1 AquaMatch data harmonization process

This bookdown documents the harmonization process for data downloaded from the Water Quality Portal (WQP) used to build the AquaMatch dataset, a data product of AquaSat v2. AquaSat v2 is a forthcoming update to AquaSat (Ross et al., 2019). The overarching purpose of AquaSat V2 is to emphasize the individual parts of the AquaSat pipeline that make-up the matchups between satellite and in-situ measurements. The WQP is a data warehouse for water-related data measured or observed within the United States and US Territories managed by the Environmental Protection Agency (EPA), United States Geological Survey (USGS), and the National Water Quality Monitoring Council (NWQMC). AquaMatch collates water quality measurements and observations with optical and thermal satellite data from lakeSR and riverSR.

All data in this workflow are processed as parameter groups, a high-level grouping used in AquaMatch for specific water quality measures found in the WQP. This document first describes selections made while downloading WQP data using the {dataRetrieval} package (De Cicco et al., 2023). It then walks through how the chlorophyll a, dissolved organic carbon (DOC), Secchi disc depth, and total suspended solids (TSS) parameter groups are each prepared (“pre-harmonization”), and then filtered and harmonized.

Note: for the purposes of this bookdown, many terms surrounded by backticks are column names from the dataset being referenced. Others are code snippets or data values. For those that are column names, a full list of definitions for columns present in the original WQP dataset can be found in Table 7 here.

Data are contributed to the WQP by a wide range of data providers (organizationIdentifier and organizationFormalName) with varying sampling and analysis methods and multiple characteristicNames. characteristicNames are defined by the WQP as:

The object, property, or substance which is evaluated or enumerated by either a direct field measurement, a direct field observation, or by laboratory analysis of material collected in the field.

Parameter groups are comprised of data from multiple characteristicNames in the WQP. For example, chlorophyll-related characteristicNamesinclude “Chlorophyll a”, “Chlorophyll a, corrected for pheophytin”, “Chlorophyll b”, and “Chlorophyll c” among several others. Only a subset of these characteristicNames are included in our “chlorophyll a” parameter group. As mentioned previously, measurements and observations within the WQP for a given parameter group are often sampled and analyzed using a variety of methods. Some of these methods for sampling and analysis are directly interoperable and others are not. The processing steps described within this bookdown walk through how we harmonize the data for each parameter group while flagging or removing data that may not have enough information associated with it. The product of this is a database of WQP entries with interoperability and reliability in mind.

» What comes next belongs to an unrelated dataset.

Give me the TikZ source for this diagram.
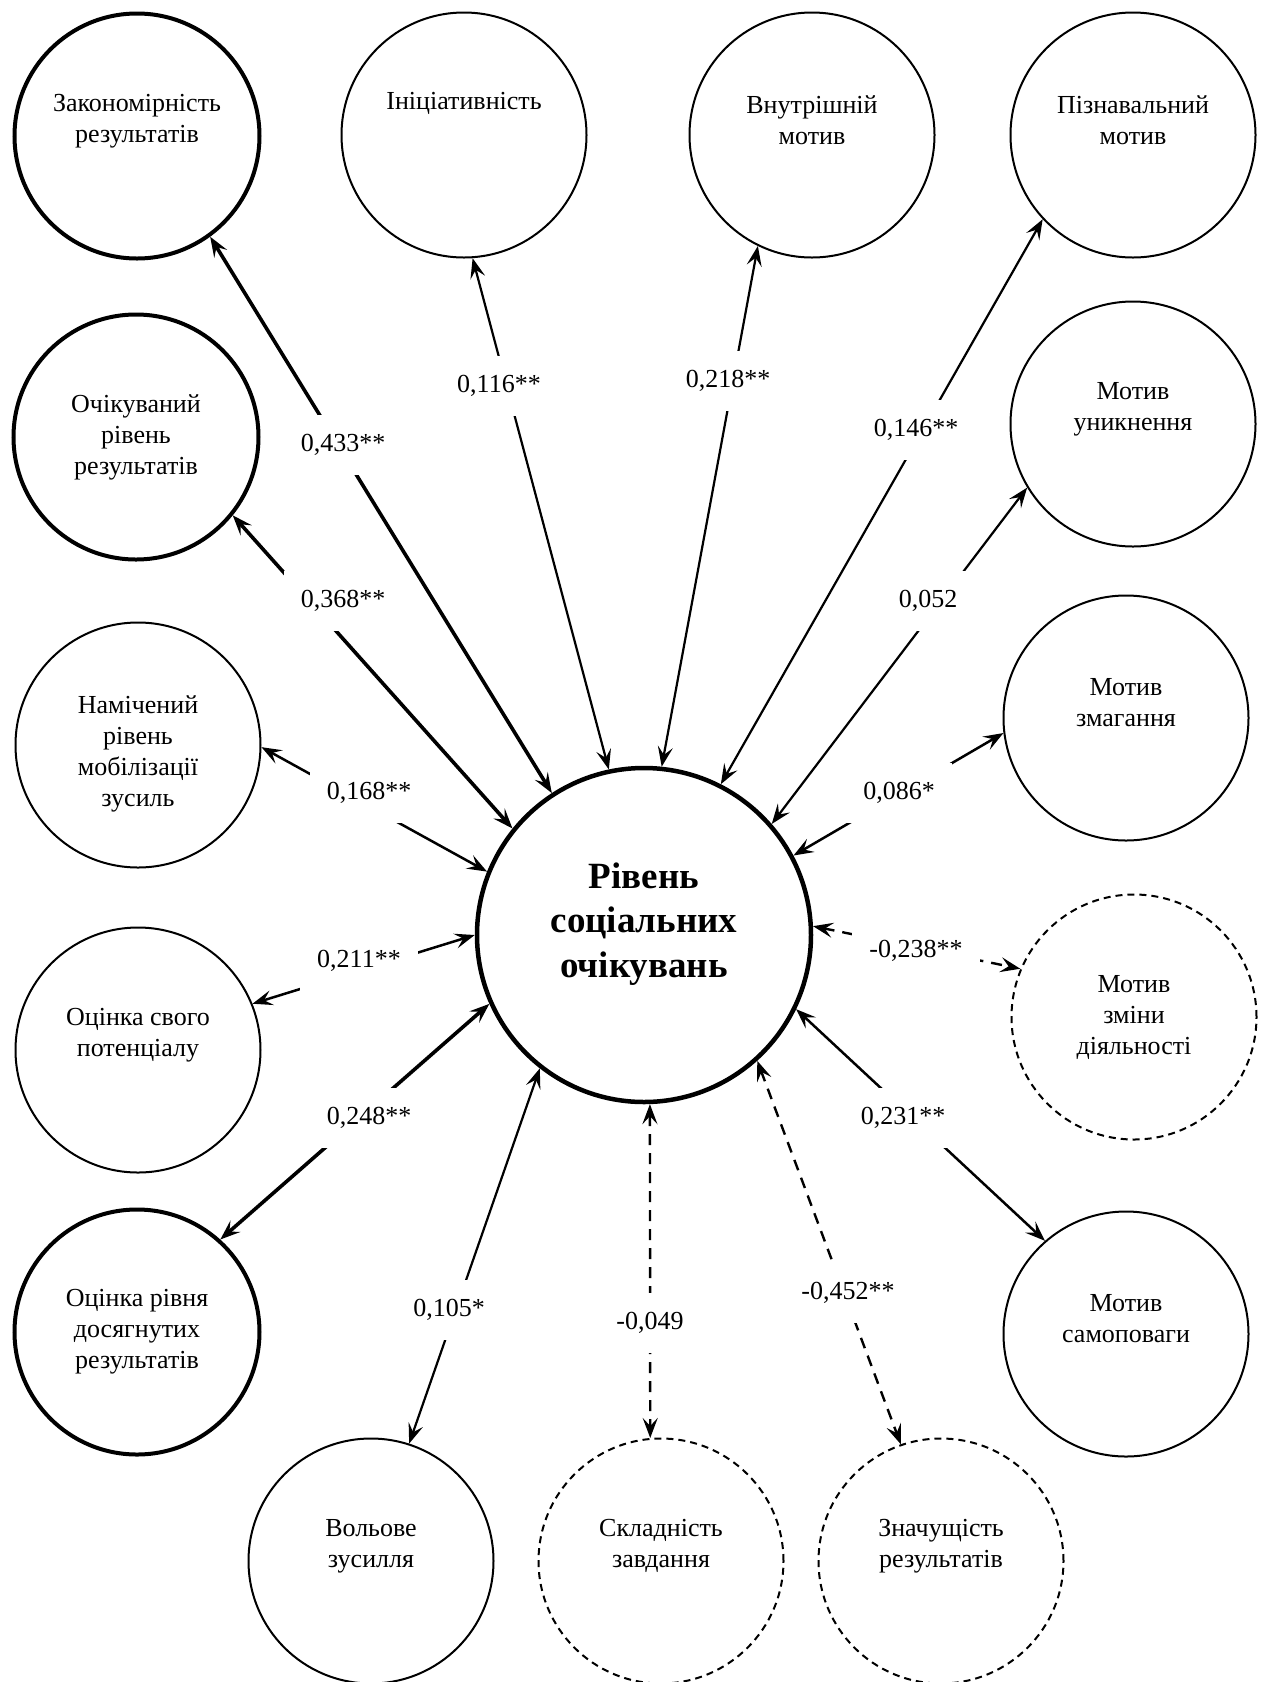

The result of this harmonization procedure is two datasets per parameter group. The first is a harmonized dataset that includes all of the original WQP columns in addition to those introduced in this workflow. The second is the output of all harmonization steps, including aggregation to the mean value where simultaneous records occur. We define simultaneous records as those measured on the same day by the same organizationIndentifier at the same location with the same harmonized depth criteria. We believe that most users will only use this aggregated dataset, but we provide the unaggregated version for those who would like to make different decisions at any point in the tiering, flagging, or aggregation steps.